In an election where the issue of corruption has been under constant spotlight, the party’s choice of CM candidate and the rehabilitation of the Reddy brothers speaks volumes.
At an election rally in Karnataka’s Gadag on May 5, campaigner-par-excellence, Prime Minister Narendra Modi, attacked the Congress over graft, saying the party has built a “corruption tank that was filled with money looted from people in Karnataka, whose pipeline opened directly in Delhi”.
While the BJP has led the way, the Congress has not done much better. Photo: PTI
The prime minister also accused the Congress of selling poll tickets and the chief minister’s post through a tender process to the highest bidder.
One wonders what the PM would say about his own party, which has given the most number of tickets to leaders with criminal backgrounds and crorepatis, a fact that was revealed after an analysis of candidates’ poll affidavits by Association for Democratic Reforms (ADR) along with Karnataka Election Watch.

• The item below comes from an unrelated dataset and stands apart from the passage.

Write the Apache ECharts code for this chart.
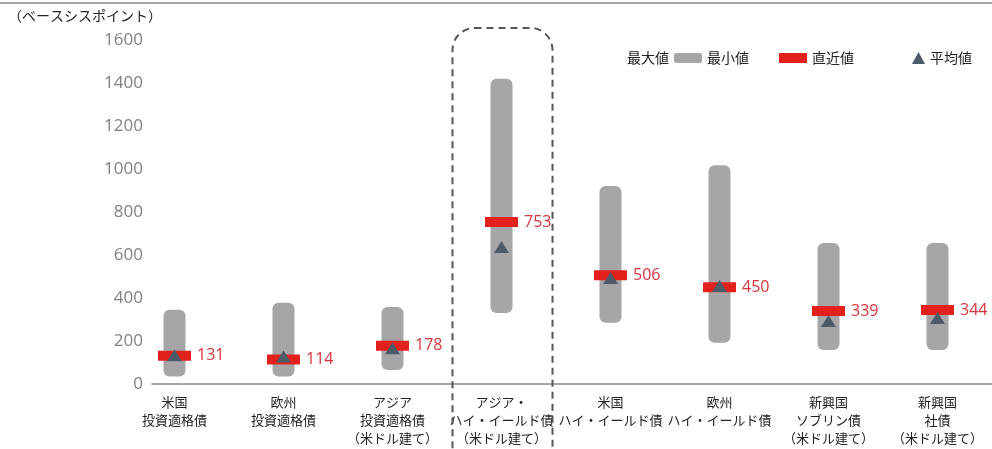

According to the ADR report: “Among major parties, 83 (37 per cent) out of 224 candidates from BJP, 59 (27 per cent) out of 220 candidates analysed from Indian Nataional Congress, 41 (21 per cent) out of 199 candidates analysed from Janata Dal Secular (JDS), five (20 per cent) out of 25 candidates analysed from Janata Dal United (JDU), five (19 per cent) out of 27 candidates analysed from Aam Aadmi Party (AAP) and 108 (10 per cent) out of 1,090 independent candidates have declared criminal cases against themselves in their affidavits.”
Among moneybags too, the BJP has led the way, though the Congress was not too far behind, in an election in which 33 per cent candidates are crorepatis. Of the BJP’s 223 candidates, 208 (93 per cent) have declared assets worth more than Rs 1 crore. A total of 207 (94 per cent) of the 220 candidates from the Congress, 154 (77 per cent) of the 199 candidates from Janata Dal Secular and 199 (18 per cent) of the 1,090 independents have declared assets worth over Rs 1 crore.
In an election where the issue of corruption has been under constant spotlight, the BJP’s choice of CM candidate and the rehabilitation of the Reddy brothers betrays the fact that the nexus between money, muscle power and politics is strengthening instead of weakening.
Mining taint on clean governance
For the BJP, the report flies in the face of everything that the party professes on the national stage. The Karnataka campaign by its star campaigners – PM Modi and Amit Shah – has betrayed a rather hysterical note. While Shah has made uncharacteristic mistakes – he called the party’s CM candidate BS Yeddyurappa “the most corrupt” – Modi has accused the Congress of defaming Bellary “even though it was well-governed between the 14th and 17th centuries”.
This is possibly because the “clean governance” party has been on the back foot over its obvious inability to do without Yeddyurappa and the mining baron trio of the Reddy brothers, whose scams and scandals had brought down the last BJP government in Karnataka.
While the BJP’s fortunes in the once Congress stronghold of Bellary have been built almost entirely on the money of the mining-scam accused Reddys, the ADR report now shows criminal taint on the party in other constituencies too. As it relentlessly chases its dream of a Congress-mukt Bharat, Karnataka is an important prize. Thus, while claims of clean governance dominate campaigns, money and muscle are deciding candidates.
The Congress has not done any better. Percentage-wise, it has fielded the most number of millionaire candidates, with the three richest candidates – Priya Krishna, from Govindarajanagar constituency, with assets worth Rs 1,020 crore, N Nagaraju from Hosakote, with assets worth Rs 1,015 crore, and the state energy minister DK Shivakumar from Kanakapura, with assets ruuing into Rs 840 crore – all belonging to it.
Karnatakas’s average per capita income, according to the state government’s latest economic survey (2015–16), is Rs 1,26,976.
It is anybody’s guess as to how much are these crorepati candidates likely to connect with the issues concerning the aam aadmi.
Criminality has long been an accepted part of Indian politics. According to a study published in The Economist, over the past three general elections in our country, a “candidate with a rap sheet of serious charges has had an 18 per cent chance of winning his or her race, compared with six per cent for a ‘clean’ rival.”
Post 2014, the country’s politics has seen a transformational shake-up, with BJP capturing state after state and reshaping the public narrative around dominant issues. However, as far as money and crime in politics are concerned, the more things change, the more they remain the same.